- Dromedary
- Coordinates: 42°43′44″S 147°08′55″E﻿ / ﻿42.7288°S 147.1487°E
- Population: 732 (2016 census)
- Postcode(s): 7030
- Location: 14 km (9 mi) W of Brighton
- LGA(s): Southern Midlands, Brighton
- Region: Central, Hobart
- State electorate(s): Lyons
- Federal division(s): Lyons
Localities around Dromedary:
| Broadmarsh | Broadmarsh | Broadmarsh |
| Magra, Boyer | Dromedary | Bridgewater |
| Boyer | Granton | Bridgewater |

= Dromedary, Tasmania =

Locality in Tasmania, Australia

Dromedary is a rural residential locality in the local government areas (LGA) of Southern Midlands and Brighton in the Central and Hobart LGA regions of Tasmania. The locality is about 14 km west of the town of Brighton. The 2016 census recorded a population of 732 for the state suburb of Dromedary.

==History==
Dromedary was gazetted as a locality in 1970.
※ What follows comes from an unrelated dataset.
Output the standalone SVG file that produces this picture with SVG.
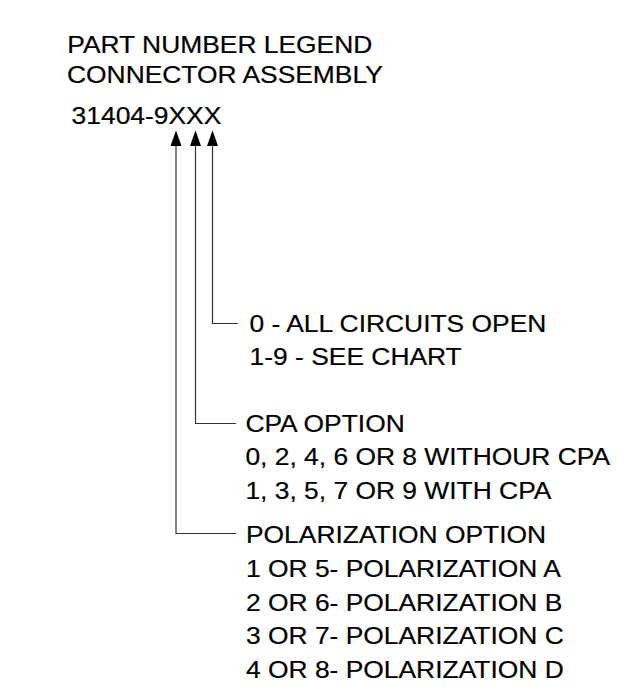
<svg xmlns="http://www.w3.org/2000/svg" width="637" height="699" viewBox="0 0 637 699">
<style>
text{font-family:"Liberation Sans",Arial,sans-serif;font-size:24px;fill:#000;stroke:#000;stroke-width:0.2}
.sx{transform:scale(1.1,1)}
.ln{fill:none;stroke:#333;stroke-width:1.2}
.ah{fill:#000}
</style>
<rect width="637" height="699" fill="#fff"/>
<g id="title" class="sx">
<text x="61.18" y="52.8">PART NUMBER LEGEND</text>
<text x="60.91" y="83.3">CONNECTOR ASSEMBLY</text>
<text x="65.09" y="124">31404-9XXX</text>
</g>
<g id="connectors">
<polyline class="ln" points="212.5,145 212.5,323.5 238,323.5"/>
<polyline class="ln" points="195.5,145 195.5,423.5 236,423.5"/>
<polyline class="ln" points="176,145 176,533.5 236,533.5"/>
<polygon class="ah" points="212.5,130.5 218,146 207,146"/>
<polygon class="ah" points="195.5,130.5 201,146 190,146"/>
<polygon class="ah" points="176,130.5 181.5,146 170.5,146"/>
</g>
<g id="circuits" class="sx">
<text x="226.91" y="332.3">0 - ALL CIRCUITS OPEN</text>
<text x="226.91" y="365.5">1-9 - SEE CHART</text>
</g>
<g id="cpa" class="sx">
<text x="223.09" y="432.3">CPA OPTION</text>
<text x="223.09" y="465.5">0, 2, 4, 6 OR 8 WITHOUR CPA</text>
<text x="223.09" y="499">1, 3, 5, 7 OR 9 WITH CPA</text>
</g>
<g id="polarization" class="sx">
<text x="223.64" y="543.3">POLARIZATION OPTION</text>
<text x="223.64" y="576.8">1 OR 5- POLARIZATION A</text>
<text x="223.64" y="610.7">2 OR 6- POLARIZATION B</text>
<text x="223.64" y="644.4">3 OR 7- POLARIZATION C</text>
<text x="223.64" y="678.3">4 OR 8- POLARIZATION D</text>
</g>
</svg>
Mount Dromedary, which is in the locality, was so named in 1794 by Captain John Hayes because of its resemblance to a camel.

==Geography==
Many of the boundaries of the locality consist of survey lines. The Derwent River forms the south-eastern boundary.

==Road infrastructure==
Route B10 (Boyer Road) passes through from south-east to south-west.